FWIW, personally, I'd rather go the full-Python, using newlines as delimiters:

   SELECT 
      a aliasA 
      b 
      c aliasC 
   FROM 
      d aliasD
      e
(With tabs for nesting.)


> FWIW, personally, I'd rather go the full-Python, using newlines as delimiters:

I love Python - mostly, but significant whitespace is its worst curse, and I'd love new languages to move away from the idea. I enjoy Rust because I can write out garbage faster than I can think of it, and the auto-formatter will make it look neat.

Also, have you experienced the unspeakable horror that is templating YAML files? Of course in SQL prepared statements is the safe&sane way to go, but there are cases where you still have to generate SQL as text, such as when building an ORM.


Aside: I avoid ORM hell by using SQL to generate source code.

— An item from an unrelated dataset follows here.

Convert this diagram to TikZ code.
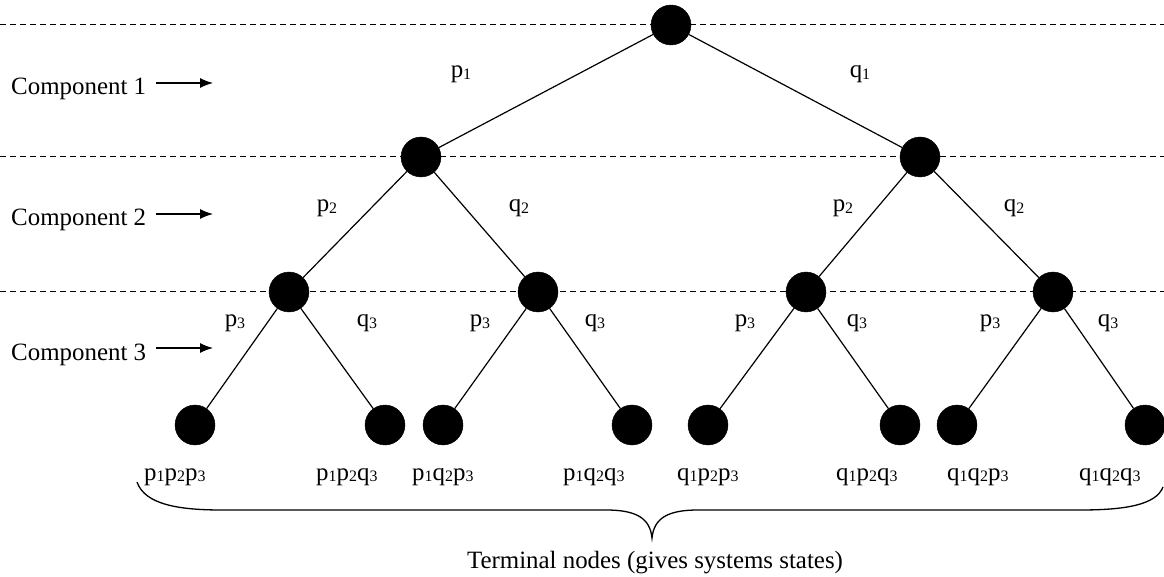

I'm slowly shifting in that direction as well, but the libraries built around this style are far less mature / mainstream. Django is the "boring" solution and gets hella work done.


Actually it's still ambiguous, because you forgot about sub-expressions. How would you parse this:

   SELECT a as aliasA b select q from foo as aliasQ c as aliasC FROM d as aliasD e
Even if you can figure it out (and add a 3rd level of sub-expression before deciding if you can), it's completely unreadable. You need either commas or parenthesis.

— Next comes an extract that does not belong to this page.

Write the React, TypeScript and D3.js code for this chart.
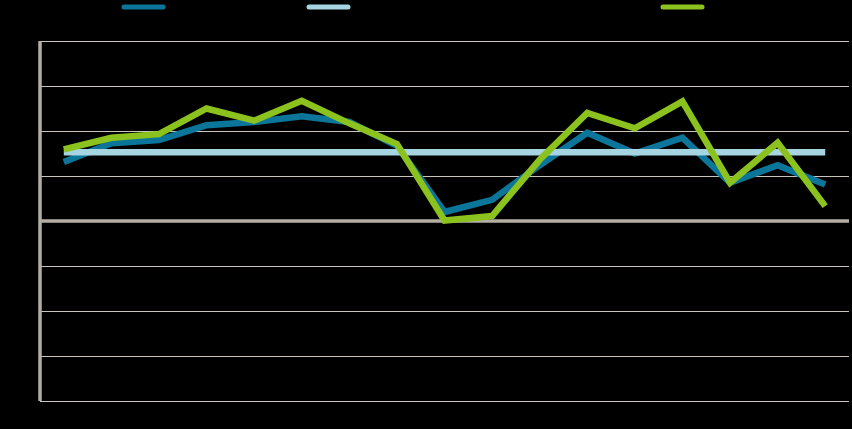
import { useEffect, useRef } from "react";
import * as d3 from "d3";

// 17 periods, names not legible in the reference (labels are black on black)
const periods = d3.range(17).map((i) => `P${i + 1}`);

// series values (grid step = 1)
const seriesA = [1.31, 1.73, 1.8, 2.13, 2.2, 2.33, 2.2, 1.67, 0.2, 0.47, 1.24, 1.96, 1.5, 1.85, 0.85, 1.24, 0.81];
const seriesB = d3.range(17).map(() => 1.53); // flat reference line
const seriesC = [1.59, 1.85, 1.93, 2.5, 2.23, 2.67, 2.17, 1.71, 0.01, 0.11, 1.36, 2.4, 2.06, 2.66, 0.85, 1.74, 0.33];

const yTicks = [-4, -3, -2, -1, 0, 1, 2, 3, 4];

const colors = { a: "#0b7699", b: "#a6d4e0", c: "#8cc21e" };

export default function App() {
  const ref = useRef<SVGSVGElement | null>(null);

  useEffect(() => {
    document.body.style.margin = "0";
    document.body.style.background = "#000";
    const svgEl = ref.current;
    if (!svgEl) return;

    const width = 852;
    const height = 429;
    const margin = { top: 41, right: 3, bottom: 28, left: 40 };

    const svg = d3.select(svgEl);
    svg.selectAll("*").remove();
    svg.attr("width", width).attr("height", height).style("background", "#000");

    const x = d3
      .scalePoint<string>()
      .domain(periods)
      .range([margin.left, width - margin.right])
      .padding(0.5);
    const y = d3
      .scaleLinear()
      .domain([-4, 4])
      .range([height - margin.bottom, margin.top]);

    // ------- grid -------
    svg
      .append("g")
      .selectAll("line")
      .data(yTicks.filter((t) => t !== 0))
      .enter()
      .append("line")
      .attr("x1", margin.left)
      .attr("x2", width - margin.right)
      .attr("y1", (d) => Math.round(y(d)) + 0.5)
      .attr("y2", (d) => Math.round(y(d)) + 0.5)
      .attr("stroke", "#c9c5bd")
      .attr("stroke-width", 1);

    // tick labels (black, as in the source)
    svg
      .append("g")
      .selectAll("text")
      .data(yTicks)
      .enter()
      .append("text")
      .attr("x", margin.left - 6)
      .attr("y", (d) => y(d))
      .attr("dy", "0.32em")
      .attr("text-anchor", "end")
      .attr("font-family", "Arial, Liberation Sans, sans-serif")
      .attr("font-size", 10)
      .attr("fill", "#000")
      .text((d) => d);

    // zero line + left axis
    svg
      .append("line")
      .attr("x1", margin.left)
      .attr("x2", width - margin.right)
      .attr("y1", y(0))
      .attr("y2", y(0))
      .attr("stroke", "#b5aea3")
      .attr("stroke-width", 3.5);
    svg
      .append("line")
      .attr("x1", margin.left)
      .attr("x2", margin.left)
      .attr("y1", y(4))
      .attr("y2", y(-4))
      .attr("stroke", "#b5aea3")
      .attr("stroke-width", 3.5);

    // ------- lines -------
    const line = d3
      .line<number>()
      .x((_, i) => x(periods[i])!)
      .y((d) => y(d));

    const series = [
      { key: "a", values: seriesA },
      { key: "b", values: seriesB },
      { key: "c", values: seriesC },
    ] as const;

    series.forEach((s) => {
      svg
        .append("path")
        .datum(s.values as unknown as number[])
        .attr("d", line)
        .attr("fill", "none")
        .attr("stroke", colors[s.key])
        .attr("stroke-width", 6.5)
        .attr("stroke-linejoin", "miter")
        .attr("stroke-linecap", "butt");
    });

    // ------- legend -------
    const legend = [
      { key: "a", x: 122 },
      { key: "b", x: 307 },
      { key: "c", x: 661 },
    ] as const;
    svg
      .append("g")
      .selectAll("line")
      .data(legend)
      .enter()
      .append("line")
      .attr("x1", (d) => d.x + 2)
      .attr("x2", (d) => d.x + 41)
      .attr("y1", 7)
      .attr("y2", 7)
      .attr("stroke", (d) => colors[d.key])
      .attr("stroke-width", 5)
      .attr("stroke-linecap", "round");
  }, []);

  return <svg ref={ref} style={{ display: "block" }} />;
}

We can simply employ ACI (automatic comma insertion). Every newline after Select implies a comma, unless there’s a clearly unfinished column definition. And if you want to list columns on a single line, you have to type commas explicitly.

  Select Foo Foo, Bar +
    1 Baz
    Baz Bar
    Quux Frob
  from
    t Table


You can get either commas or required `as` and parenthesis around expressions.

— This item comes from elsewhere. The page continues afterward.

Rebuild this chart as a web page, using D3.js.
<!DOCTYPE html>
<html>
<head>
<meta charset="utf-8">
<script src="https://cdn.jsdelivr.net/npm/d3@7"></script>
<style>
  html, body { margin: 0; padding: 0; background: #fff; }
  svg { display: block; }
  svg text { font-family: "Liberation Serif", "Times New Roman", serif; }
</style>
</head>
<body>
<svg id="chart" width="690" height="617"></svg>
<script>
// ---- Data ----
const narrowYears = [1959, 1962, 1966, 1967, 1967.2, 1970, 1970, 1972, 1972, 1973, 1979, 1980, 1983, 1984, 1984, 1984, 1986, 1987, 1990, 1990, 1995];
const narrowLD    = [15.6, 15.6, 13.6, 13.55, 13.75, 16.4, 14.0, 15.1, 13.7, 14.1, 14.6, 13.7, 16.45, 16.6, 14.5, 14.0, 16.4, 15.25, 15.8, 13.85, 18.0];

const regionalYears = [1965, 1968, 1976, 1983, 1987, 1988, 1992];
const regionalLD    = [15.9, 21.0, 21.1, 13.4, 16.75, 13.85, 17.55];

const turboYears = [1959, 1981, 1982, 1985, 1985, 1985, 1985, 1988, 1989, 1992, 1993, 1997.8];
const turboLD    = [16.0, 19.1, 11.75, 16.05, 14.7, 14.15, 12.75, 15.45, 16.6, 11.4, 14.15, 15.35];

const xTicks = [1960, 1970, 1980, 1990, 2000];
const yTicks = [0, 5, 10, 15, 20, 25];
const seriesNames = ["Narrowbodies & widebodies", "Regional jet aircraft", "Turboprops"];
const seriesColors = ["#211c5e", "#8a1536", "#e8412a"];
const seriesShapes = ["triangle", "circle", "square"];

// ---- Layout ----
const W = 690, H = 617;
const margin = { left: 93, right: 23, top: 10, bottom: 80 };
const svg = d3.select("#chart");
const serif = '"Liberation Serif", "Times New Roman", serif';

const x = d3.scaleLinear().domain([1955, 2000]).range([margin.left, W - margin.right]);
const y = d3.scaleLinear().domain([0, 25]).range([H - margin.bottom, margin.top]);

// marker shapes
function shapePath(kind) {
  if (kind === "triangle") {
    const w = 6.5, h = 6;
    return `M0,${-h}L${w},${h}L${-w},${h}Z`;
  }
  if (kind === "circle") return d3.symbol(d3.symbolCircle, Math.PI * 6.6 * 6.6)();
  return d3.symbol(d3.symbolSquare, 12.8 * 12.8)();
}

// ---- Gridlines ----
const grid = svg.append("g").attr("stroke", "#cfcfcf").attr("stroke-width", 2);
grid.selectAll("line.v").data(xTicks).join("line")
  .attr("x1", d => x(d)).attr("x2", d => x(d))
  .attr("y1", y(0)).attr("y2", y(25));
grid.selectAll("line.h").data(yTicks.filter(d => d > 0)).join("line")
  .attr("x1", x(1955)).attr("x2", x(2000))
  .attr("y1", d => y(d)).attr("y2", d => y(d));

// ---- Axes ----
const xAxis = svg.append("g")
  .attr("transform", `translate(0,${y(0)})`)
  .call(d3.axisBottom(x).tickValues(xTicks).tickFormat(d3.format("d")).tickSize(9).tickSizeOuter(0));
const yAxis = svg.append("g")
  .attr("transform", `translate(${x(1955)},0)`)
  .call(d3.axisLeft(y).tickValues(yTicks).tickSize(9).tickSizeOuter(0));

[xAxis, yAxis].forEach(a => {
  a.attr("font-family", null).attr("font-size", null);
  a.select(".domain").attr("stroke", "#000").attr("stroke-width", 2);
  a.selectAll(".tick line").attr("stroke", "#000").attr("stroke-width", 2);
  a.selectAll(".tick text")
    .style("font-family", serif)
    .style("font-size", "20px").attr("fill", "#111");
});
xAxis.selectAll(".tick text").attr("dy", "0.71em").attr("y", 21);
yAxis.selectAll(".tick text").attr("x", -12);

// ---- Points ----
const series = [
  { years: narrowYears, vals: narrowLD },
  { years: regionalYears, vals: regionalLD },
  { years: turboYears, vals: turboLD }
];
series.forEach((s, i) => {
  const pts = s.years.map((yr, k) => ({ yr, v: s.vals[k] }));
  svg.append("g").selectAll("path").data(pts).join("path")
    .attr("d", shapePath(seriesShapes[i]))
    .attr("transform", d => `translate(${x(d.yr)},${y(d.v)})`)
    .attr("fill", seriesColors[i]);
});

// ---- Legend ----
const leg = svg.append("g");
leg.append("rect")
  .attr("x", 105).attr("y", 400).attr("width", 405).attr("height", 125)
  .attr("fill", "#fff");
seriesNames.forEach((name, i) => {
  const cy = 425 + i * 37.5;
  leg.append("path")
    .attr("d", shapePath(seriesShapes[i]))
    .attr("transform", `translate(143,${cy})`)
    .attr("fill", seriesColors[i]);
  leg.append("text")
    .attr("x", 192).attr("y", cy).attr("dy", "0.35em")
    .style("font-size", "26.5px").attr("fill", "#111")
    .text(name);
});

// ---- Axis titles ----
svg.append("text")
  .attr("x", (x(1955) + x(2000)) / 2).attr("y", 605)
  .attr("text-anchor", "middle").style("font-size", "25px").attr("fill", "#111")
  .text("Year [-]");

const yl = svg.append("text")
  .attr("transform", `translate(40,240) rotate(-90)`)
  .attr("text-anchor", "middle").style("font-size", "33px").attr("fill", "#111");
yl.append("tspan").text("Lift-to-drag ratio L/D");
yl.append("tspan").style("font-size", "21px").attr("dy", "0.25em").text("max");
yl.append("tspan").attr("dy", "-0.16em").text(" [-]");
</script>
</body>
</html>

IMO, required `as` and parenthesis are better. But it's not a clear thing where everybody will agree.


Ideally there'd be a syntax that looked like a function `SELECT(a, b, c, d)` with a totally distinct variant for specifying types `TSELECT(a, int, b, null, c, text, d, timezonetz)`.

The big problem here is the seemed-good-in-the-70s syntax that died with SQL. In the best of all possible worlds they could have just used Lisp as the foundation then let people macro/transpile their own syntaxes. A subtle flaw in SQL is being just hard enough to correctly emit that most people don't build new languages on top of it.


Oh, just add optional commas at the end of your language's parameter lists...

I have really no idea what's "ideal". Haskell's "white space means application" is way nicer than most function syntaxes, end of line statement separation work very well if you don't need any long statement, the SQL complex syntax is very convenient... and yet if you mix any of those things, you'll get a truckload of disastrous issues.

But one thing that is clear is that allowing for trailing commas in SQL is a gain.


There is PRQL and a few others. There is also JOOQ which does transpilation to and between various SQL dialects (sadly open core with a small core). Also, some databases like ClickHouse are implementing alternative languages like PRQL and Kusto natively.